I would like to know this as well.
1) Size of data : Most econometrician work on small data set (mostly in MBs ) which they can they keep in RAM and use R and excel to analyze the data. but modern day data scientist have to deal with GBs (sometimes TBs or even PBs) of data..for such a large data you need multiple machine or even hundreds of machine..So you need to be good at distributed computing and frameworks like hadoop, hive etc

2) Visualization : such large dataset can not always be expressed in bar charts or pie charts...so standard charting tools like excel and R dont work..you need to have good knowledge of charting libraries like d3 or openGl (for 3d visualization) to analyze and express their findings

4) Type of data: Econometricians are never comfortable with unstructured data set consisting of twitter feeds and apache logs..good knowledge of machine learning and graph algorithms are becoming very essential...Apache mahout a machine learning framework build over hadoop is looking extremely promising

I would also add that econometricians are highly focused, almost exclusively focused in fact, on finding causal relationships.

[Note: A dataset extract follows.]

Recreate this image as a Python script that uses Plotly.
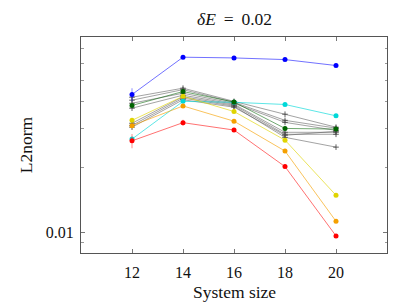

This means that descriptive work such as clustering, dimension reduction, is often either ignored, or considered as a kind of pre-processing before the real work starts.

I think this is a big one, and one of the reasons I would be uncomfortable calling myself a "data scientist" despite meeting some of the more tool-oriented definitions - my work has a much larger focus on attempting to infer causality.
Things I didn't learn in my econometrics classes that are used all over in data science:

1) Machine learning techniques for analysing data sets as opposed to parametric models

2) Clustering (k-means, etc.)

3) TF / IDF

4) Using a variety of data sources / tools - my econometrics educations was heavily Stata dependent. Learn a little bit of SQL, R, and Matlab so that getting up to speed doesn't take you longer than a month.

Thanks. What do you mean TF / IDF?
It's a method of determining which words in an arbitrary collection of documents (tweets, for instance) are most important when classifying those documents.

Term-Frequency-Inverse-Document-Frequency. Assigns each word a score based on how often it appears in a document relative to how often it appears in all documents.